> [PROVIDED MATERIAL]

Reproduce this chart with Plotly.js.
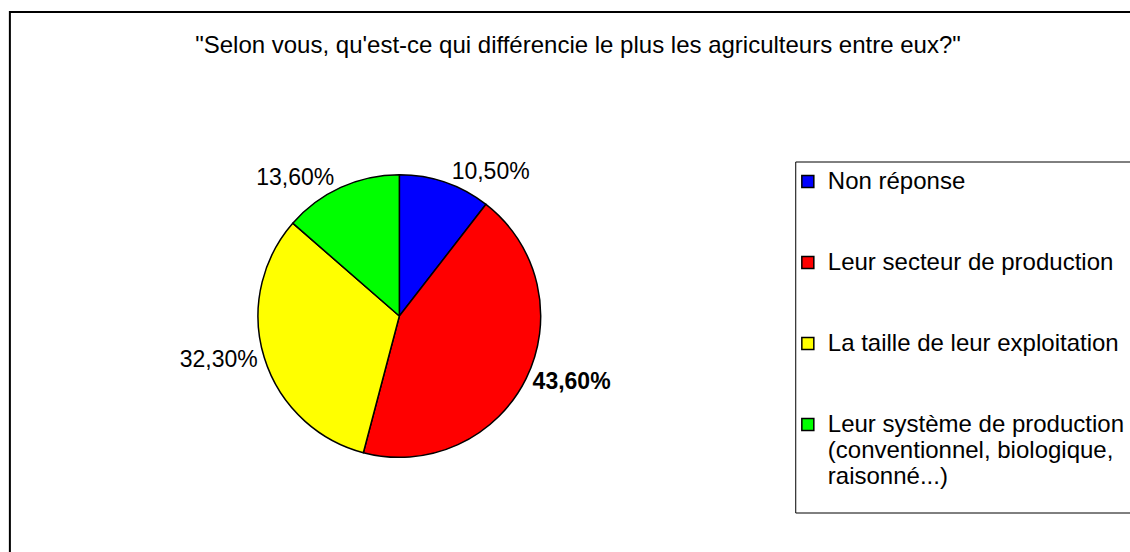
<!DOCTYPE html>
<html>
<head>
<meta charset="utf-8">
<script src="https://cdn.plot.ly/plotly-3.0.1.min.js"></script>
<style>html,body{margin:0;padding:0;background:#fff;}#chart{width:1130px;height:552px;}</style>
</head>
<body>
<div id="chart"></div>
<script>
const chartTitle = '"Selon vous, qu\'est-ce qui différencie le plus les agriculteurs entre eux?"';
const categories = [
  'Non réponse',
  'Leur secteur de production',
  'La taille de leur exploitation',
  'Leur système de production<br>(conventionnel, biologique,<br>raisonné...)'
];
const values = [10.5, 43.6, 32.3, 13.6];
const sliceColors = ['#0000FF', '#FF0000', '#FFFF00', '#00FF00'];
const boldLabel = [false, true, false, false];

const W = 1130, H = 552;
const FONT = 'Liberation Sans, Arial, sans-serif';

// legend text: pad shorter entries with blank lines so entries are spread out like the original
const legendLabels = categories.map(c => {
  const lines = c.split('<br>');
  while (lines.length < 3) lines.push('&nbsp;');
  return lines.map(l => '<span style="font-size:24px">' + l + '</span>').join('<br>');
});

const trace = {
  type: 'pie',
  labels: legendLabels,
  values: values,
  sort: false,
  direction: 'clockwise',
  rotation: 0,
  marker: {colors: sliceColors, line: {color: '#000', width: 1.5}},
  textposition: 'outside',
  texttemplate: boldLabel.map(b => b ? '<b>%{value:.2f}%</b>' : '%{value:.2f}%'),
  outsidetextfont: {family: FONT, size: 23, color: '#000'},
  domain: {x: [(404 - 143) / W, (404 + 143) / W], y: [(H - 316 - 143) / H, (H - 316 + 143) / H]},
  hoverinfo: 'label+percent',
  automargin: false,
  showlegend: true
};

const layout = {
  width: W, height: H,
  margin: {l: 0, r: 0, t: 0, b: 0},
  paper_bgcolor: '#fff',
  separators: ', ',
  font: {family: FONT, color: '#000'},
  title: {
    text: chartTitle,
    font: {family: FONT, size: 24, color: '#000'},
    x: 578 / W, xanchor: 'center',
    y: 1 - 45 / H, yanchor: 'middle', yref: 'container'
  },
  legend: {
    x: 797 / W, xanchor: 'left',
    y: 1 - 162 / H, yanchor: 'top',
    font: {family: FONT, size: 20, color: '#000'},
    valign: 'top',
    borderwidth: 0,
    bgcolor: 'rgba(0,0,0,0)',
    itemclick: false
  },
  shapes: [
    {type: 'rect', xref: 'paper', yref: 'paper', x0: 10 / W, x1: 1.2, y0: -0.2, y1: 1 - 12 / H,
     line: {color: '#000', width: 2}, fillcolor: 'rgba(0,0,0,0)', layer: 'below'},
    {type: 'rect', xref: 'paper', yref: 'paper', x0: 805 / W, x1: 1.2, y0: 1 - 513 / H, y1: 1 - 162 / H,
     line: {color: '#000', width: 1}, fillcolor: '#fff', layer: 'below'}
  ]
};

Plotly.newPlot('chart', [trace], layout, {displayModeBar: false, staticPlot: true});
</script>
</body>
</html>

> [TASK STATEMENT]
All lines above containing the string "with" are to be collected.

> [ANSWER TO THE PROBLEM]
Reproduce this chart with Plotly.js.
// legend text: pad shorter entries with blank lines so entries are spread out like the original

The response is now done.